The Monroe County Department of Human Services (DHS) office on St. Paul Street in Rochester is a busy place, where people in need often have to wait in long lines to get the help they need.
“The humility of it all,” said Thalia Wright, DHS commissioner. “By coming in and asking for help at your most vulnerable time.”
Officials say the complaints fielded about the process are not a reflection of the people who work for the department of human services, but rather the system now in place. Some call it dehumanizing.
“Because it forces people to wait in long lines, enduring public humiliation and shame,” said Aqua Porter, who heads up the Monroe County Anti-Poverty Initiative. “And it’s unnecessarily complex.”
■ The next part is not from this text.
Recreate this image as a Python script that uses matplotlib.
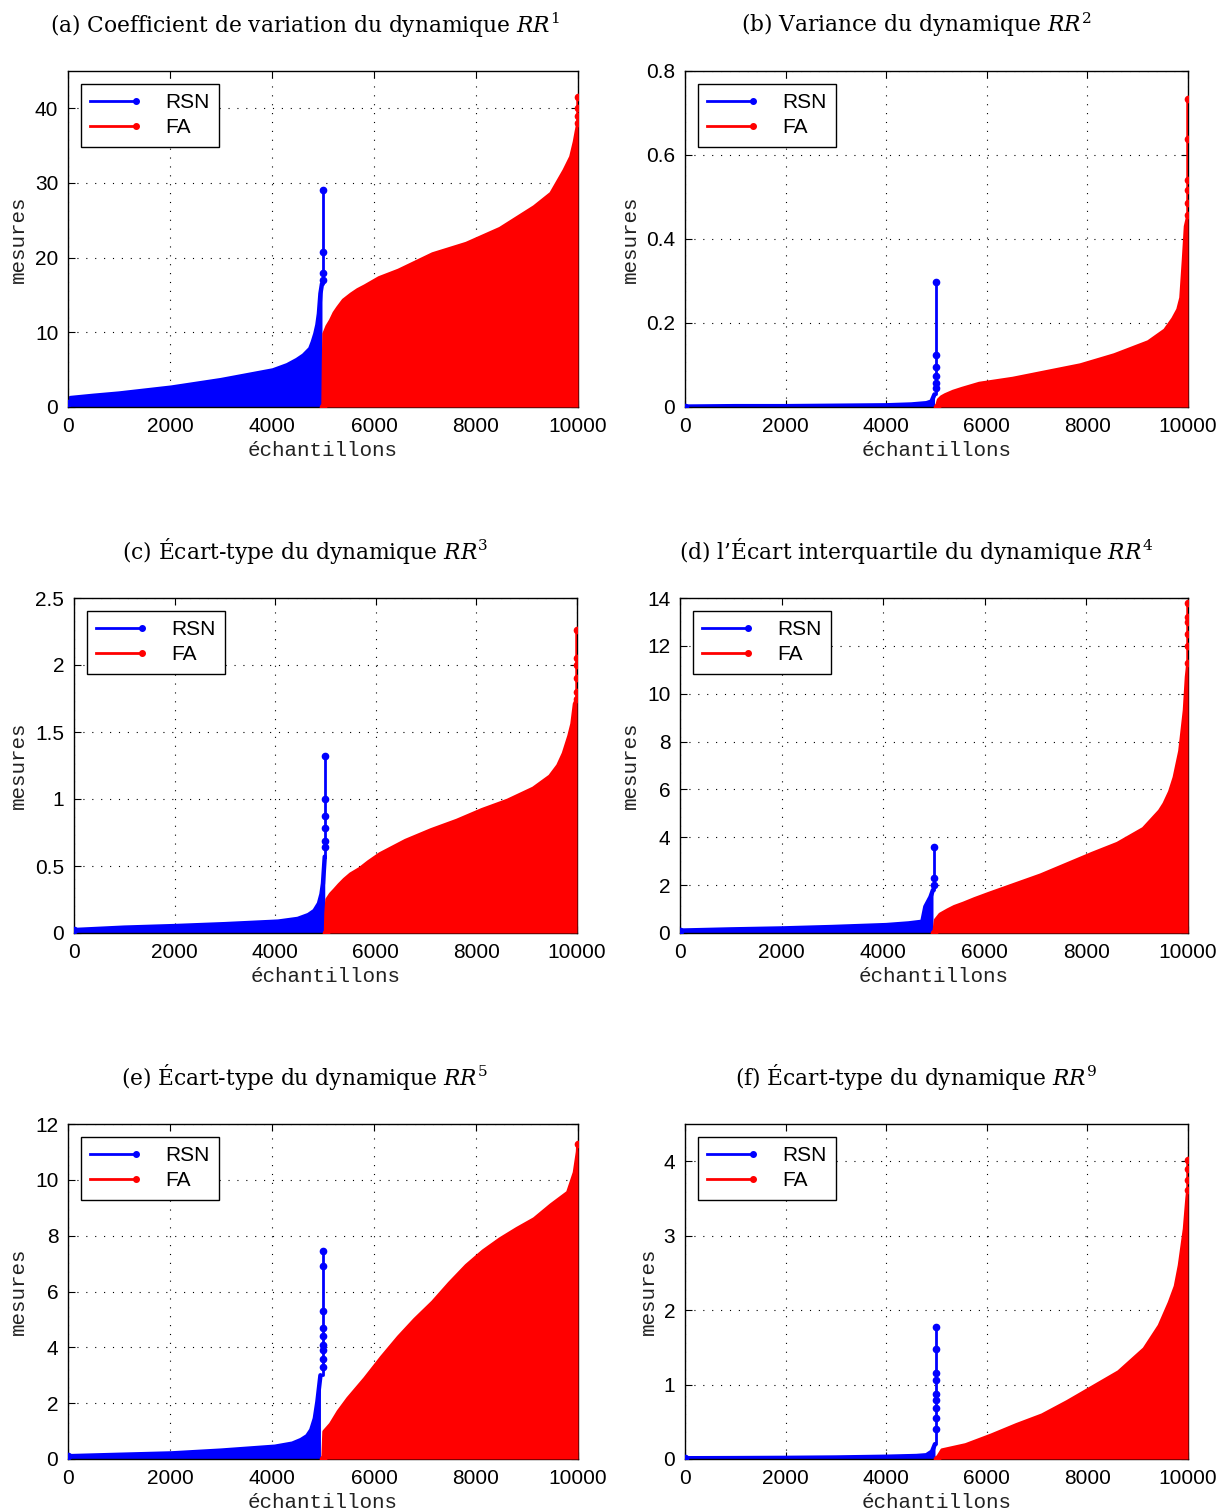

“Right now, the way the system is designed is, it's asking people who are in need and looking for assistance to come to us and to come find us,” said Monroe County Executive. Adam Bello. “And that's backwards.”
Bello says that's changing. In a plan designed to eventually make the building at 691 St. Paul obsolete, and to make the system more user-friendly, the county announced a "systematic redesign" of DHS services.
The biggest change in the short term, according to Bello, is that instead of clients going to DHS buildings, people will be able to receive services from agencies closer to their own neighborhoods.
“Community members want to be met where they are, whether it's in the city or towns or suburbs,” said Wright. “So our goal is to do exactly that."
It’s a new future, and a new way of helping those in need.
“There’s a better way to do this,” said Bello.